Social Capital in Economics

Social capital refers to the intangible resources embedded within interpersonal relationships or social institutions. It is the effective functioning of social groups through interpersonal relationships, a shared sense of identity, a shared understanding, shared norms, shared values, trust, cooperation, and reciprocity. It is the networks of relationships among people who live and work in a particular society, enabling that society to function effectively. It can exist in three major forms: as obligations and expectations, as information channels, and as social norms. It is a term used to describe a person’s participation or position within a particular social group, which contributes to their lives in certain ways. Social norms provide the criteria for rewarding or sanctioning individual actions. It can impede or restrict the actions of individuals and can result in social exclusion and isolation.

Social capital is a set of shared values that allows individuals in a group to work together effectively to achieve a common purpose. It is a measure of the value of resources, both tangible (public spaces, private property) and intangible (“actors”, “human capital”, people), and the impact that these relationships have on the resources involved in each relationship, and on larger groups. For example, in small towns, people tend to know each other more than those living in cities, and they bond more over commonalities. In this case, the people within the town possess significant social capital which strengthens the community. The commonalities of most definitions of social capital are that they focus on social relations that have productive benefits. It is generally seen as a form of capital that produces public goods for a common good. The importance of social capital has been investigated in relation to regional development, public health, economic and business performance, career success, innovation, and organizational performance. The concept of social capital is a useful theoretical construct for explaining the disparities in students’ educational performance among different nations.

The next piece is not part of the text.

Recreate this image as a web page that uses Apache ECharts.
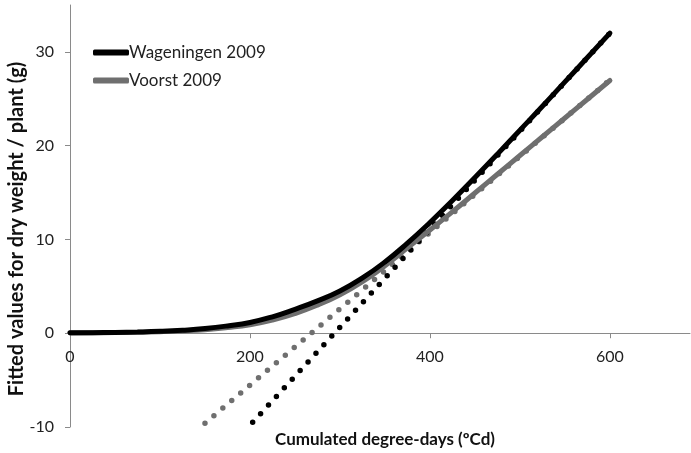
<!DOCTYPE html>
<html>
<head>
<meta charset="utf-8">
<script src="https://cdn.jsdelivr.net/npm/echarts@6/dist/echarts.min.js"></script>
<style>
  html, body { margin: 0; padding: 0; background: #fff; }
  #chart { width: 691px; height: 453px; }
</style>
</head>
<body>
<div id="chart"></div>
<script>
// degree-days sampled every 25 units
var degreeDays = [0, 25, 50, 75, 100, 125, 150, 175, 200, 225, 250, 275, 300,
                  325, 350, 375, 400, 425, 450, 475, 500, 525, 550, 575, 600];
// fitted dry weight (g)
var wageningen = [0.04, 0.06, 0.09, 0.13, 0.2, 0.32, 0.5, 0.78, 1.15, 1.75, 2.55, 3.45, 4.5,
                  5.9, 7.6, 9.6, 11.8, 14.15, 16.6, 19.1, 21.65, 24.2, 26.8, 29.4, 32.0];
var voorst = [0.03, 0.05, 0.07, 0.1, 0.16, 0.25, 0.38, 0.6, 0.9, 1.4, 2.1, 3.0, 4.1,
              5.5, 7.2, 9.1, 11.0, 12.95, 14.95, 16.95, 18.95, 20.95, 22.95, 24.95, 26.95];
// linear asymptotes (start / end points)
var wageningenLine = [[203, -9.5], [600, 32]];
var voorstLine = [[150, -9.6], [600, 27]];

var xTicks = [0, 200, 400, 600];
var yTicks = [-10, 0, 10, 20, 30];

function pairs(xs, ys) {
    var out = [];
    for (var i = 0, len = xs.length; i < len; i++) {
        out.push([xs[i], ys[i]]);
    }
    return out;
}

var font = 'Lato, "DejaVu Sans", sans-serif';
var gridTop = 5, gridBottom = 26, chartH = 453;
var yMin = yTicks[0], yMax = 35;
// pixel distance from the bottom of the plot up to y = 0
var plotH = chartH - gridTop - gridBottom;
var zeroOffset = plotH * (0 - yMin) / (yMax - yMin);

var chart = echarts.init(document.getElementById('chart'));

var option = {
    animation: false,
    backgroundColor: '#fff',
    grid: { left: 70, right: 1, top: gridTop, bottom: gridBottom, containLabel: false },
    legend: {
        orient: 'vertical',
        left: 88,
        top: 39,
        itemWidth: 36,
        itemHeight: 6,
        itemGap: 11,
        icon: 'roundRect',
        data: ['Wageningen 2009', 'Voorst 2009'],
        textStyle: { fontFamily: font, fontSize: 17, color: '#222', padding: [0, 0, 0, -5] }
    },
    xAxis: {
        type: 'value',
        min: xTicks[0],
        max: 689,
        interval: 200,
        offset: -zeroOffset,
        splitLine: { show: false },
        axisLine: { onZero: false, lineStyle: { color: '#8a8a8a', width: 1 } },
        axisTick: { show: true, length: 5, lineStyle: { color: '#8a8a8a' } },
        axisLabel: {
            margin: 16, showMaxLabel: false,
            fontFamily: font, fontSize: 16, color: '#222'
        }
    },
    yAxis: {
        type: 'value',
        min: yMin,
        max: yMax,
        interval: 10,
        splitLine: { show: false },
        axisLine: { show: true, lineStyle: { color: '#8a8a8a', width: 1 } },
        axisTick: { show: true, length: 5, lineStyle: { color: '#8a8a8a' } },
        axisLabel: {
            margin: 16, showMaxLabel: false,
            fontFamily: font, fontSize: 16, color: '#222'
        }
    },
    graphic: [
        {
            type: 'text', x: 17, y: 229, rotation: Math.PI / 2,
            style: {
                text: 'Fitted values for dry weight / plant (g)',
                font: 'bold 20px ' + font, fill: '#111',
                align: 'center', verticalAlign: 'middle'
            }
        },
        {
            type: 'text', x: 385, y: 440,
            style: {
                text: 'Cumulated degree-days (ºCd)',
                font: 'bold 17px ' + font, fill: '#111',
                align: 'center', verticalAlign: 'middle'
            }
        }
    ],
    series: [
        {
            name: 'Voorst asymptote', type: 'line', z: 1,
            data: voorstLine, showSymbol: false, silent: true,
            lineStyle: { color: '#6f6f6f', width: 5.5, type: [0, 11.7], cap: 'round' }
        },
        {
            name: 'Wageningen asymptote', type: 'line', z: 1,
            data: wageningenLine, showSymbol: false, silent: true,
            lineStyle: { color: '#000', width: 5.5, type: [0, 11.7], cap: 'round' }
        },
        {
            name: 'Voorst 2009', type: 'line', z: 2,
            data: pairs(degreeDays, voorst), smooth: true, showSymbol: false,
            itemStyle: { color: '#6f6f6f' },
            lineStyle: { color: '#6f6f6f', width: 5, cap: 'round' }
        },
        {
            name: 'Wageningen 2009', type: 'line', z: 3,
            data: pairs(degreeDays, wageningen), smooth: true, showSymbol: false,
            itemStyle: { color: '#000' },
            lineStyle: { color: '#000', width: 5, cap: 'round' }
        }
    ]
};

chart.setOption(option);
</script>
</body>
</html>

Social capital is important because it represents the productive benefits of sociability. It has been used to explain the improved performance of diverse groups, the growth of entrepreneurial firms, superior managerial performance, enhanced supply chain relations, the value derived from strategic alliances, and the evolution of communities. Our society, economy, institutions, and political system could not exist without social capital. It might have its share of pros and cons, but if it is utilized properly, it can pave the way for an organization’s prosperity. Therefore, social capital provides a framework for understanding a range of positive and negative effects.